### Short task
In the records below, find the line with "Recreate this image" and the line with "color=ink, thickness=1.3, width=5)"; return exactly those lines and every line between them.

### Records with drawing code
..........

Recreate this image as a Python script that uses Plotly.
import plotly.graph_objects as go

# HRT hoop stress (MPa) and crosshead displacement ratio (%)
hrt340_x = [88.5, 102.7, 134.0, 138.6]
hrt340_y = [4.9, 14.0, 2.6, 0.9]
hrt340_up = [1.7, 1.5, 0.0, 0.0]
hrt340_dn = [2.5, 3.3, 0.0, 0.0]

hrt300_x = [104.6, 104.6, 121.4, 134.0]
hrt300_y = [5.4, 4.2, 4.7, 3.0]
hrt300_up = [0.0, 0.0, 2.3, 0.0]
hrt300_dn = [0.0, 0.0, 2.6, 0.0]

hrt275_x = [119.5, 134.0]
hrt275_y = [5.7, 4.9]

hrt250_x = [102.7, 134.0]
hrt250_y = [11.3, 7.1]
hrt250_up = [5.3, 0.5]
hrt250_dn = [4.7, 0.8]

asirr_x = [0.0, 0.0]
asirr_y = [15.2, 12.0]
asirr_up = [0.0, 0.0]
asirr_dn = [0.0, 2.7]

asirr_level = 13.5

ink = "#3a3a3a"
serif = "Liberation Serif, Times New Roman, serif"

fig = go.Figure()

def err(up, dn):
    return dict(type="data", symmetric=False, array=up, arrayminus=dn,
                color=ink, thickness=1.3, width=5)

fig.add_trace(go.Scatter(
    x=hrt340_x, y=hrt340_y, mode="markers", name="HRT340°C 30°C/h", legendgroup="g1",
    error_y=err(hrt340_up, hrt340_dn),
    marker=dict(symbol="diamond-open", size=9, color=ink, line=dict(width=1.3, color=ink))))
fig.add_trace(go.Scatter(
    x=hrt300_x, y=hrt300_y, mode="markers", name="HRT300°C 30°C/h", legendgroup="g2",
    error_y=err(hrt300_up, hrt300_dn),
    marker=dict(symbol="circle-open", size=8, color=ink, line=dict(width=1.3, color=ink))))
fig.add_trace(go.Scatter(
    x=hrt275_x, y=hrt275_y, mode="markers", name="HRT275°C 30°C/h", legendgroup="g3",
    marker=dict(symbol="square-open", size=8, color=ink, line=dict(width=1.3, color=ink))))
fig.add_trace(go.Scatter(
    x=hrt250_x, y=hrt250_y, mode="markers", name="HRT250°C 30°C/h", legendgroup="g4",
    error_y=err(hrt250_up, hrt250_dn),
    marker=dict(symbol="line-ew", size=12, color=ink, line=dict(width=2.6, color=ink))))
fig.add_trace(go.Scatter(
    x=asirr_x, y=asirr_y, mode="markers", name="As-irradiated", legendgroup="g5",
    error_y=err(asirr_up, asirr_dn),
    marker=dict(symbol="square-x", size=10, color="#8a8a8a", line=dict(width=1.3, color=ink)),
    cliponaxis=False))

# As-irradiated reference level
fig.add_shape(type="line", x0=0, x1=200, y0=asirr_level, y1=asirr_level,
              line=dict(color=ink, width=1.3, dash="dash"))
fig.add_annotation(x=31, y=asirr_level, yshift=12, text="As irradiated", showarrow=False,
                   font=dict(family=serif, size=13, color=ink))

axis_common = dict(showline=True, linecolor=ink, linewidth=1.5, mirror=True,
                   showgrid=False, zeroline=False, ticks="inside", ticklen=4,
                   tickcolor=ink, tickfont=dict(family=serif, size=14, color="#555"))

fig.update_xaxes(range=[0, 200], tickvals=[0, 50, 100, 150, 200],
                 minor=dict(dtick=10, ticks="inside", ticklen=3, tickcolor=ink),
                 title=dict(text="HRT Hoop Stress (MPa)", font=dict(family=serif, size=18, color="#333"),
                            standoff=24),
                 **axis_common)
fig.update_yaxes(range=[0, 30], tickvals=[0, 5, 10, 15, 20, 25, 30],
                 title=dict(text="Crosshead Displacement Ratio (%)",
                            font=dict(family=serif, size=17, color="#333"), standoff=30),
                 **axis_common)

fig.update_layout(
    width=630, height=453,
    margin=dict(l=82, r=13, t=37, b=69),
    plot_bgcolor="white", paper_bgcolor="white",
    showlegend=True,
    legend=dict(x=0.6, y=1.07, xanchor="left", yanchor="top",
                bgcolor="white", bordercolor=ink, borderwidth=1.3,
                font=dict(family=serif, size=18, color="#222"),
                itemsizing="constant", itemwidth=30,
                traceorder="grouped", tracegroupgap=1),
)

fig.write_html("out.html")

..........

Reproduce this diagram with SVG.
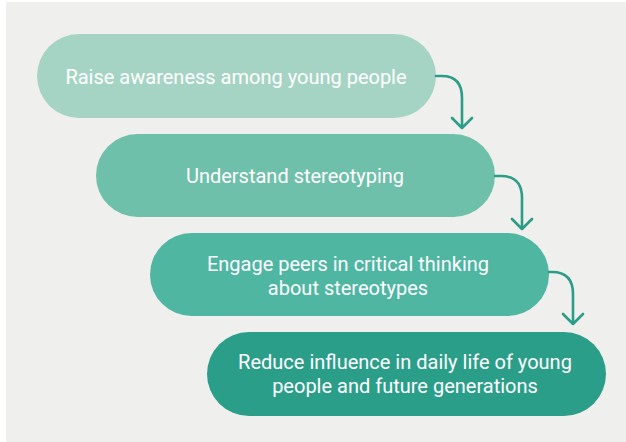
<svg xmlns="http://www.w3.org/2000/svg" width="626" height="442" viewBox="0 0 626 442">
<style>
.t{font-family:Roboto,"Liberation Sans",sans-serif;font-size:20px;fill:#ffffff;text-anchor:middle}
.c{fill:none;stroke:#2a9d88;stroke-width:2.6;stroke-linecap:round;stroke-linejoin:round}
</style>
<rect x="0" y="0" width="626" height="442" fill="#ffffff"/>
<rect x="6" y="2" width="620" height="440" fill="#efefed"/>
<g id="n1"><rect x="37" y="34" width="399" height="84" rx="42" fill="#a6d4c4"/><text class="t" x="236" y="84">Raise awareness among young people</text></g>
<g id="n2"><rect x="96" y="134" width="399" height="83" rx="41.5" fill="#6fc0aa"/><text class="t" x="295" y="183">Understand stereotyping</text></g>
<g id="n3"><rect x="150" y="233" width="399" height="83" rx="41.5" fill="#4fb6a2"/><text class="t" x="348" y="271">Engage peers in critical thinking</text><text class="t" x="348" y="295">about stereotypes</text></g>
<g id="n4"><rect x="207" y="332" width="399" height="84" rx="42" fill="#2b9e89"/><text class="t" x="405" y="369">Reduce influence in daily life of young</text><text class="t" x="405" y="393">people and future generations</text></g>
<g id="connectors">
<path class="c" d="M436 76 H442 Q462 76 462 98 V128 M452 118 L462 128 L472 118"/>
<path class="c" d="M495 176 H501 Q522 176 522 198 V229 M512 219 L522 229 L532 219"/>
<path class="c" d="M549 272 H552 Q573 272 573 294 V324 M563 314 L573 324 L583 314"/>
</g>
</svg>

..........

### Output for this exercise
Recreate this image as a Python script that uses Plotly.
import plotly.graph_objects as go

# HRT hoop stress (MPa) and crosshead displacement ratio (%)
hrt340_x = [88.5, 102.7, 134.0, 138.6]
hrt340_y = [4.9, 14.0, 2.6, 0.9]
hrt340_up = [1.7, 1.5, 0.0, 0.0]
hrt340_dn = [2.5, 3.3, 0.0, 0.0]

hrt300_x = [104.6, 104.6, 121.4, 134.0]
hrt300_y = [5.4, 4.2, 4.7, 3.0]
hrt300_up = [0.0, 0.0, 2.3, 0.0]
hrt300_dn = [0.0, 0.0, 2.6, 0.0]

hrt275_x = [119.5, 134.0]
hrt275_y = [5.7, 4.9]

hrt250_x = [102.7, 134.0]
hrt250_y = [11.3, 7.1]
hrt250_up = [5.3, 0.5]
hrt250_dn = [4.7, 0.8]

asirr_x = [0.0, 0.0]
asirr_y = [15.2, 12.0]
asirr_up = [0.0, 0.0]
asirr_dn = [0.0, 2.7]

asirr_level = 13.5

ink = "#3a3a3a"
serif = "Liberation Serif, Times New Roman, serif"

fig = go.Figure()

def err(up, dn):
    return dict(type="data", symmetric=False, array=up, arrayminus=dn,
                color=ink, thickness=1.3, width=5)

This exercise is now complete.